Consistency And Commonality


With today’s designs you can have a variety of different sized pistols, in different calibers,
and yet they all feel the same — consistency.


Consistently applying the four firearm safety rules greatly reduces the chances you’ll make a mistake, or that your negligence will have tragic consequences. Bad guys aren’t concerned with sweeping others with their muzzle, keeping their fingers off the trigger or even where their bullets end up. Dogmatic application of the four rules — consistency — is mandatory, especially during the stress of a violent attack.

During Shootrite classes I stress the need to consistently use proper technique when manipulating the firearm. No, I’m not saying what I teach is the only way to perform these actions, although I believe they are. Using the proper technique, whether on the range, at home or defending against an attacker, makes you efficient.

Learning requires repetition. You perform a sequence over and over until it occurs seemingly without thought. The only way to operate at this level is to execute that action the same way, every time. One wrong repetition — according to the experts — requires 50 good reiterations to push that single, incorrect rep over to the side. If you’re not doing it right you’re better off not doing it at all.
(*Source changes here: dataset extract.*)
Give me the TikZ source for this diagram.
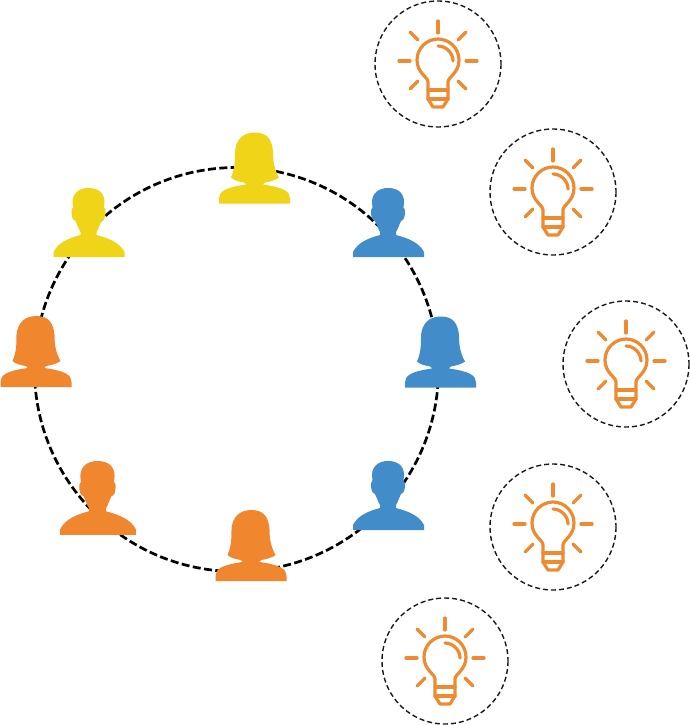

You’ve likely heard the saying, “You don’t rise to the occasion, but default to your lowest level of training.” The “wrong” repetitions are your “lowest” level. Using proper technique every time ensures your lowest level is “right,” meaning efficient. Under stress, when time is crucial, you don’t have to take time to “think” about the proper manipulation techniques because there’s only one way you always do it — as if lives depend on your performance. Which they do.

Consistency applies to the firearms I use and carry. In the semi-auto category are the 1911 and Browning Hi Power. They’re both single-action pistols, there’s a thumb safety to manipulate and the mag release is in the same location. My 1911’s have a 51/2-lb. trigger, and the Hi Power trigger is about the same. When I carry a GLOCK, it too has a 5.5-lb. trigger. Anyone looking in my gun safe would be bored; there’s several of the same weapons, but not much variety.

A defensive trifecta: A K-Frame in .357, a J-Frame in .38 Special back-up and a Marlin lever
action for longer — or more accurate — shots. This is a great package for those living in areas
where AR platforms are illegal.


The principle of commonality is often ignored. Shooters are constantly trying to swap between completely different pistol types, such as single action, double and the double/single action — which also have different safety features. This is difficult to do under the controlled environment of the range. In a self-defense situation it’s almost impossible. Commonality, using the same type weapon consistently, simplifies matters.

With today’s offering of handguns, commonality is easily achieved. You have a full-size pistol for the home, and a mid or compact weapon for a carry and/or backup gun. They all operate the same and on some models the full-size mags will also fit the smaller pistols.

With revolvers you can carry a full size .357 Magnum on the belt, and a compact .38 Special as a backup, maybe in an ankle holster. Operation is the same and the .38 Special ammo you carry works in both revolvers. For the ultimate commonality, get a lever action rifle/carbine shooting the same ammunition as your revolvers.

Commonality applies to team work too. My better half, Gretchen, carries a GLOCK 19 and a 42. When traveling together I carry the same pistols she does. Same pistols, same calibers and magazines. Either one of us can use the other’s weapons and magazines. The ability to arm a partner — with a weapon they know how to use — or supply them with a mag of ammo is a huge advantage. Individuality is best expressed in the arts or choice of automobile. “Sometimes,” I tell students, “commonality requires a little compromise.”

Consistency and commonality are important principles for self-defense. They are the foundation for safety — your primary concern with firearms, regardless of the application. They create efficiency, a flow — and predictable results from your actions. Simplicity is another benefit, making it easier to solve your violent problem. These two “laws” apply to every aspect of self-defense, even seemingly “small” details.

Although the 1911 and Browning Hi Power are distinctly different internally, they are very common
in terms of operation. It’s easy to swap between these two pistols.

Be Smart

Don’t get me wrong, you should know how to operate all the different and common types of weapons. Any time you get the opportunity to test fire a gun you’re unfamiliar with take advantage of the opportunity. You never know when it will be necessary to “adapt, improvise and overcome.”

But there’s no denying focusing on consistency and commonality will make you and yours more efficient. After all, if required to shoot, stopping the threat(s) as efficiently as possible is the ultimate goal.